- What to produce
In the lines below, output everything from the first line through the line containing "(b1) at (354,142)" exactly as it is. Pictures are not part of the output.

--- --- ---

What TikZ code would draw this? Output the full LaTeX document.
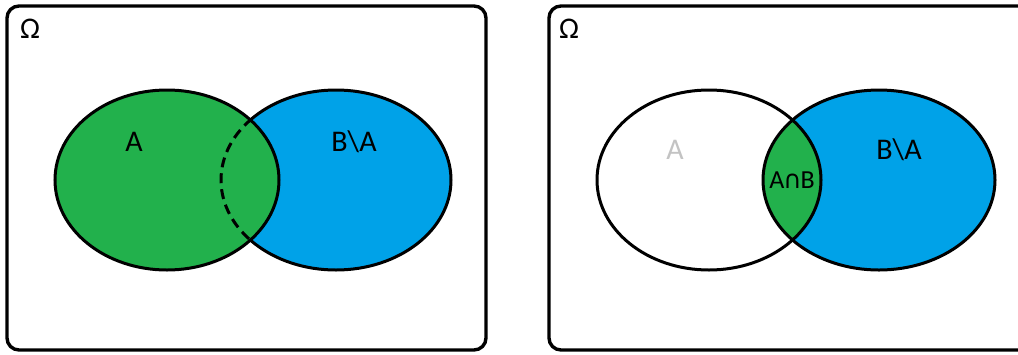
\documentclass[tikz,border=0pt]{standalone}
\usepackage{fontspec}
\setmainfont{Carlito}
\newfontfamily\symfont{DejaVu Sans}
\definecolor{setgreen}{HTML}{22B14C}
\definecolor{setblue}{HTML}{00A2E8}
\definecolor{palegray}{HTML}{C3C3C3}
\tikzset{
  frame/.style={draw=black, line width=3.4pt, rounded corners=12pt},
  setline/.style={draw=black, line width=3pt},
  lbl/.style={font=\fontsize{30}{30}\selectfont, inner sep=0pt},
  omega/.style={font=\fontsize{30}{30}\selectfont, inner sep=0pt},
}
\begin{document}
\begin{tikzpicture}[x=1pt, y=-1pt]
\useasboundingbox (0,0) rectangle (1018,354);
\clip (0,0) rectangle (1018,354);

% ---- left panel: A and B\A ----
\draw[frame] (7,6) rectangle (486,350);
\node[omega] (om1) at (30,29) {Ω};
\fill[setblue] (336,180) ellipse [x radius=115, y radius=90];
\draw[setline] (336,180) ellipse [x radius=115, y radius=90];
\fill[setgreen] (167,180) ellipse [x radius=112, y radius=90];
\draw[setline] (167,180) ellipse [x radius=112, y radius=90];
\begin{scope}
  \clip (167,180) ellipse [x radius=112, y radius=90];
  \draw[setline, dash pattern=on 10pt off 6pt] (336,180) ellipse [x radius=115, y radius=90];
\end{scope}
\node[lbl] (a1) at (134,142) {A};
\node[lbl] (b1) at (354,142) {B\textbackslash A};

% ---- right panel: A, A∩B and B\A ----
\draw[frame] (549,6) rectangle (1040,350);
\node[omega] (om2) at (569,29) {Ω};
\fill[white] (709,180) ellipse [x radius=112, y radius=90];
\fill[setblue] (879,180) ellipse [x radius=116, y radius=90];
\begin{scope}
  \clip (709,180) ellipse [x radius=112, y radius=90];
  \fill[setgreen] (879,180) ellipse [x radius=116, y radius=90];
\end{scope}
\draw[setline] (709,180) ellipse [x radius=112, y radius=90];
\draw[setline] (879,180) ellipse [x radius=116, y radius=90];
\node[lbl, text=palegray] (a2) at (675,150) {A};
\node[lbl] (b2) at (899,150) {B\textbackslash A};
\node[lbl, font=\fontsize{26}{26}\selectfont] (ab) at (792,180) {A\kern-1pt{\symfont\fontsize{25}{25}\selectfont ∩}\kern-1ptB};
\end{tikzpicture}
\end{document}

--- --- ---

- Exercise answer
What TikZ code would draw this? Output the full LaTeX document.
\documentclass[tikz,border=0pt]{standalone}
\usepackage{fontspec}
\setmainfont{Carlito}
\newfontfamily\symfont{DejaVu Sans}
\definecolor{setgreen}{HTML}{22B14C}
\definecolor{setblue}{HTML}{00A2E8}
\definecolor{palegray}{HTML}{C3C3C3}
\tikzset{
  frame/.style={draw=black, line width=3.4pt, rounded corners=12pt},
  setline/.style={draw=black, line width=3pt},
  lbl/.style={font=\fontsize{30}{30}\selectfont, inner sep=0pt},
  omega/.style={font=\fontsize{30}{30}\selectfont, inner sep=0pt},
}
\begin{document}
\begin{tikzpicture}[x=1pt, y=-1pt]
\useasboundingbox (0,0) rectangle (1018,354);
\clip (0,0) rectangle (1018,354);

% ---- left panel: A and B\A ----
\draw[frame] (7,6) rectangle (486,350);
\node[omega] (om1) at (30,29) {Ω};
\fill[setblue] (336,180) ellipse [x radius=115, y radius=90];
\draw[setline] (336,180) ellipse [x radius=115, y radius=90];
\fill[setgreen] (167,180) ellipse [x radius=112, y radius=90];
\draw[setline] (167,180) ellipse [x radius=112, y radius=90];
\begin{scope}
  \clip (167,180) ellipse [x radius=112, y radius=90];
  \draw[setline, dash pattern=on 10pt off 6pt] (336,180) ellipse [x radius=115, y radius=90];
\end{scope}
\node[lbl] (a1) at (134,142) {A};
\node[lbl] (b1) at (354,142) {B\textbackslash A};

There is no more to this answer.